Hi Tom, yes I did purchase the stove back in the day. Everything is as you say and the e clip is intact. The whole handle assembly is wobbly and the wood handle gets hot during the burn stage. It just has never made much sense that with all parts in place that the handle should be like this (loose.) I had the door off the unit yesterday and "fluffed up" the door gasket with a crochet needle which helped, however now its 1/2 of one and 1/2 of another because the latch to the door is real tight when I close the door and secure it. I'll be replacing the door gasket shortly and will install a new spare handle I purchased several years ago. If that doesn't resolve after a new gasket and handle its back to the drawing board and perhaps just a new stove to upgrade. Do you know off hand what diameter the door gasket is? Many thanks for responding.
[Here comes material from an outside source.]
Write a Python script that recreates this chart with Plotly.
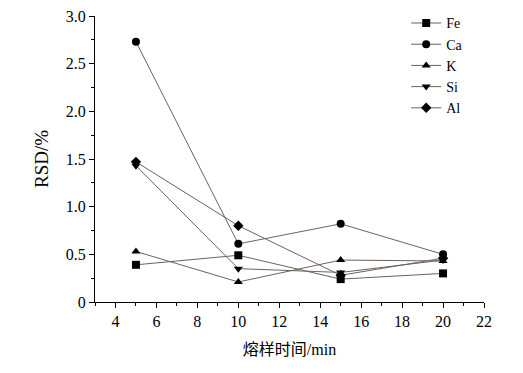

The older models used 1/2" high-density door gasket. 5/8" low-density gasket also works.
 
Hi gentlemen, well, I installed a 5/8 inch gasket the other day and also installed the spare handle and everything seemed to go together very well. During the last couple of days, I have noticed a problem while burning. I am getting a buildup of residue on the bottom of the window. Also, on the baffle, about half of it has soot but only on one side until its burned off during the operating stage of the fire. I looked at the new rope gasket and there seems to be a couple of places that have no indentations of coming into contact with the door frame, however the door does shut tight. I used plenty of gasket cement so I don't think that air is leaking under the gasket. I purchased a high temp gasket/gasket cement and thought I would run a bead around the glass window (in case of air leakage) and also a bead around the door handle and outside edge of the rope gasket that was just installed. I'll hold off doing this in hopes you will make any suggestions before I get too involved with the task in the morning. The weather is about - 35 C here so whatever I end up doing, it will have to be at least a 3 hour wait time until the gasket cement dries enough to do a burn. Many thanks.
 
The older models used 1/2" high-density door gasket. 5/8" low-density gasket also works.
Thank you for getting back to meTom. When the stove was in its prime, I always used to see the flames coming from the holes in the top of the baffle. Now a days, I haven't seen this for quite some time. It seems the baffle gasket is sealing the baffle pretty good. Any information would be helpful. Many thanks.